Uniformitarianism is one of the most important unifying concepts in the geosciences. This concept developed in the late 1700s, suggests that catastrophic processes were not responsible for the landforms that existed on the Earth's surface. This idea was diametrically opposed to the ideas of that time period which were based on a biblical interpretation of the history of the Earth. Instead, the theory of uniformitarianism suggested that the landscape developed over long periods of time through a variety of slow geologic and geomorphic processes.
The term uniformitarianism was first used in 1832 by William Whewell, a University of Cambridge scholar, to present an alternative explanation for the origin of the Earth. The prevailing view at that time was that the Earth was created through supernatural means and had been affected by a series of catastrophic events such as the biblical Flood. This theory is called catastrophism.
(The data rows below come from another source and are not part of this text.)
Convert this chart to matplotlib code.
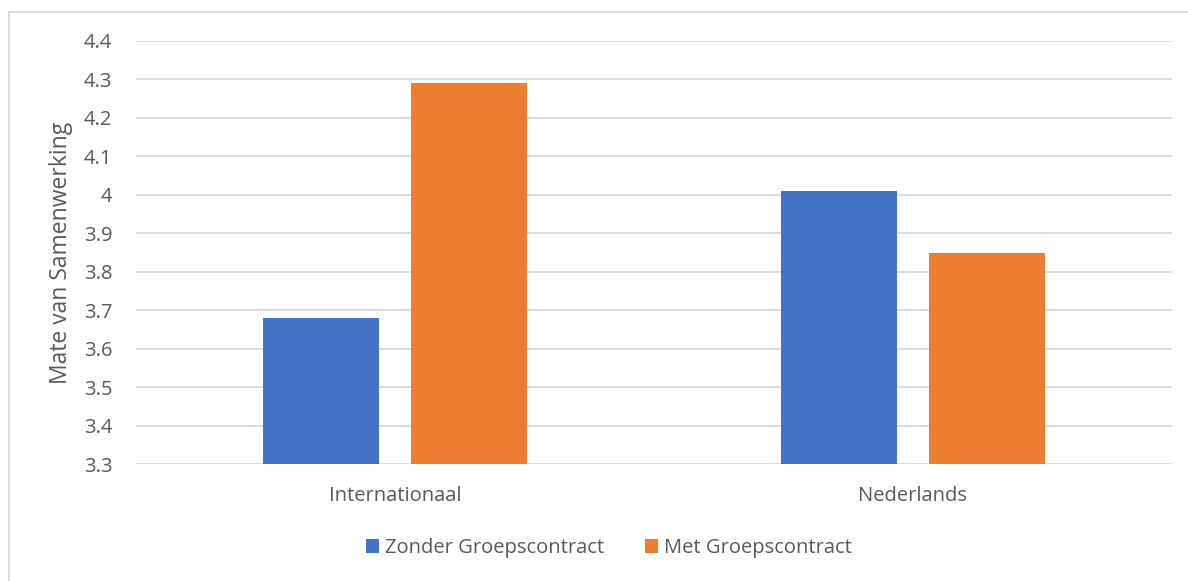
import matplotlib.pyplot as plt
import numpy as np
from matplotlib.patches import Rectangle

# data
categories = ['Internationaal', 'Nederlands']
zonder = [3.68, 4.01]
met = [4.29, 3.85]
series_names = ['Zonder Groepscontract', 'Met Groepscontract']

blue = '#4472C4'
orange = '#ED7D31'
txt = '#595959'

plt.rcParams['font.family'] = ['Open Sans', 'DejaVu Sans']

fig = plt.figure(figsize=(11.88, 5.81), dpi=100)
ax = fig.add_axes([136/1188, 1-464/581, (1172-136)/1188, (464-41)/581])

x = np.arange(len(categories))
w = 0.224
off = 0.143
ax.bar(x - off, [v - 3.3 for v in zonder], w, bottom=3.3, color=blue, label=series_names[0], zorder=3)
ax.bar(x + off, [v - 3.3 for v in met], w, bottom=3.3, color=orange, label=series_names[1], zorder=3)

ax.set_xlim(-0.5, 1.5)
ax.set_ylim(3.3, 4.4)
ticks = np.round(np.arange(3.3, 4.41, 0.1), 1)
ax.set_yticks(ticks)
ax.set_yticklabels(['4' if t == 4.0 else f'{t:.1f}' for t in ticks])
ax.set_xticks(x)
ax.set_xticklabels(categories)
ax.tick_params(axis='both', length=0, labelsize=14.5, colors=txt)
ax.tick_params(axis='y', pad=17)
ax.tick_params(axis='x', pad=16)
ax.grid(axis='y', color='#D9D9D9', linewidth=1.3, zorder=0)
for s in ax.spines.values():
    s.set_visible(False)
ax.set_ylabel('Mate van Samenwerking', fontsize=16.5, color=txt, labelpad=8)

# legend sits centred in the chart area, not the plot area
leg = fig.legend(*ax.get_legend_handles_labels(), loc='center', bbox_to_anchor=(609/1188, 1-548/581),
                 ncol=2, frameon=False, fontsize=14.5, handlelength=0.65, handleheight=0.65,
                 handletextpad=0.3, columnspacing=2.0)
for t in leg.get_texts():
    t.set_color(txt)

fig.patches.append(Rectangle((9/1188, -0.1), 1.2, 1-12/581+0.1, transform=fig.transFigure,
                             fill=False, edgecolor='#D9D9D9', linewidth=1.3))

plt.savefig('out.png', dpi=100)
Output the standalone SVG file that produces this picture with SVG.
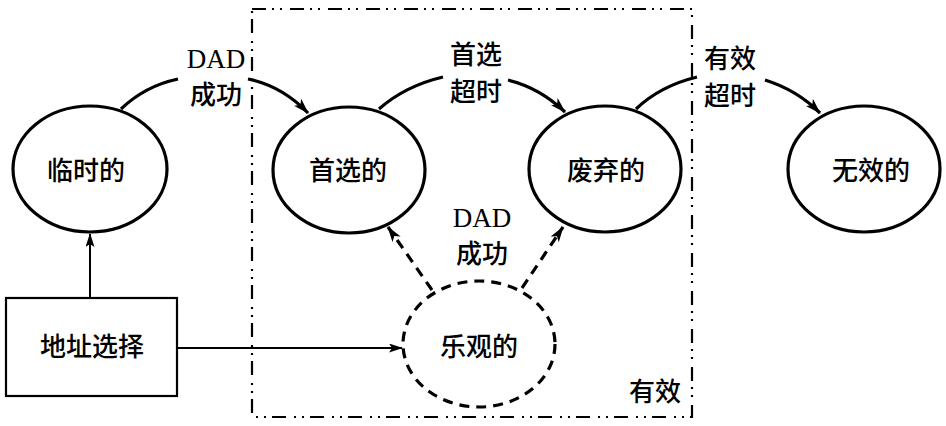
<svg xmlns="http://www.w3.org/2000/svg" width="946" height="426" viewBox="0 0 946 426">
<defs>
<style>
.node{fill:none;stroke:#000;stroke-width:3.2}
.dash{fill:none;stroke:#000;stroke-width:3.2;stroke-dasharray:10 7}
.cn{font-family:"Noto Sans CJK SC","Noto Sans",sans-serif;font-size:26px;font-weight:500;fill:#000;text-anchor:middle}
.en{font-family:"Liberation Serif",serif;font-size:27px;fill:#000;text-anchor:middle}
.curve{fill:none;stroke:#000;stroke-width:3.2}
.thin{fill:none;stroke:#000;stroke-width:2}
</style>
<marker id="ah" markerUnits="userSpaceOnUse" viewBox="0 0 16 10" markerWidth="16" markerHeight="10" refX="15" refY="5" orient="auto">
<path d="M0,0 L16,5 L0,10 L4,5 z" fill="#000"/>
</marker>
<marker id="ahs" markerUnits="userSpaceOnUse" viewBox="0 0 14 9" markerWidth="14" markerHeight="9" refX="13" refY="4.5" orient="auto">
<path d="M0,0 L14,4.5 L0,9 L3,4.5 z" fill="#000"/>
</marker>
</defs>
<rect width="946" height="426" fill="#fff"/>
<g id="valid-region">
<rect x="252" y="9" width="440" height="408" fill="none" stroke="#000" stroke-width="2.2" stroke-dasharray="14 6 2 6 2 8"/>
<text class="cn" x="655" y="401">有效</text>
</g>
<g id="tentative">
<ellipse class="node" cx="90" cy="169" rx="77" ry="63"/>
<text class="cn" x="86" y="180">临时的</text>
</g>
<g id="preferred">
<ellipse class="node" cx="349" cy="170" rx="76" ry="63"/>
<text class="cn" x="348" y="180">首选的</text>
</g>
<g id="deprecated">
<ellipse class="node" cx="605" cy="169" rx="76" ry="63"/>
<text class="cn" x="606" y="180">废弃的</text>
</g>
<g id="invalid">
<ellipse class="node" cx="864" cy="169" rx="76" ry="63"/>
<text class="cn" x="871" y="180">无效的</text>
</g>
<g id="optimistic">
<ellipse class="dash" cx="479" cy="344" rx="76" ry="63"/>
<text class="cn" x="479" y="356">乐观的</text>
</g>
<g id="address-selection">
<rect x="6" y="298" width="171" height="98" fill="none" stroke="#000" stroke-width="2.2"/>
<text class="cn" x="92" y="356">地址选择</text>
</g>
<g id="connectors">
<path class="curve" d="M121,109 Q145,86 178,79"/>
<path class="curve" d="M248,79 Q282,86 308,113" marker-end="url(#ah)"/>
<path class="curve" d="M379,109 Q405,86 443,77"/>
<path class="curve" d="M508,80 Q540,88 565,112" marker-end="url(#ah)"/>
<path class="curve" d="M636,109 Q660,86 697,77"/>
<path class="curve" d="M765,80 Q797,90 820,113" marker-end="url(#ah)"/>
<path class="dash" d="M432,290 L388,227" marker-end="url(#ah)"/>
<path class="dash" d="M522,288 L563,227" marker-end="url(#ah)"/>
<path class="thin" d="M90,298 L90,234" marker-end="url(#ahs)"/>
<path class="thin" d="M177,348 L402,348" marker-end="url(#ahs)"/>
</g>
<g id="labels">
<text class="en" x="216" y="68">DAD</text>
<text class="cn" x="216" y="104">成功</text>
<text class="cn" x="476" y="64">首选</text>
<text class="cn" x="476" y="101">超时</text>
<text class="cn" x="730" y="68">有效</text>
<text class="cn" x="730" y="105">超时</text>
<text class="en" x="482" y="227">DAD</text>
<text class="cn" x="482" y="263">成功</text>
</g>
</svg>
The ideas behind uniformitarianism originated with the work of Scottish geologist James Hutton. In 1785, Hutton presented at the meetings of the Royal Society of Edinburgh that the Earth had a long history and that this history could be interpreted in terms of processes currently observed. For example, he suggested that deep soil profiles were formed by the weathering of bedrock over thousands of years. He also suggested that supernatural theories were not needed to explain the geologic history of the Earth.
Figure 10c-1: James Hutton, 1726-1797.
Hutton's ideas did not gain major support of the scientific community until the work of Sir Charles Lyell. In the three volume publication Principles of Geology (1830-1833), Lyell presented a variety of geologic evidence from England, France, Italy, and Spain to prove Hutton's ideas correct and to reject the theory of catastrophism.
Figure 10c-2: Sir Charles Lyell, 1797-1875.
The theory of uniformitarianism was also important in shaping the development of ideas in other disciplines. The work of Charles Darwin and Alfred Wallace on the origin of the Earth's species extended the ideas of uniformitarianism into the biological sciences. The theory of evolution is based on the principle that the diversity seen in the Earth's species can be explained by the uniform modification of genetic traits over long periods of time.
Thus, uniformitarianism suggests that the continuing uniformity of existing processes should be used as the framework for understanding the geomorphic and geologic history of the Earth. Today, most theories of landscape evolution use the concept of uniformitarianism to describe how the various landforms of the Earth came to be.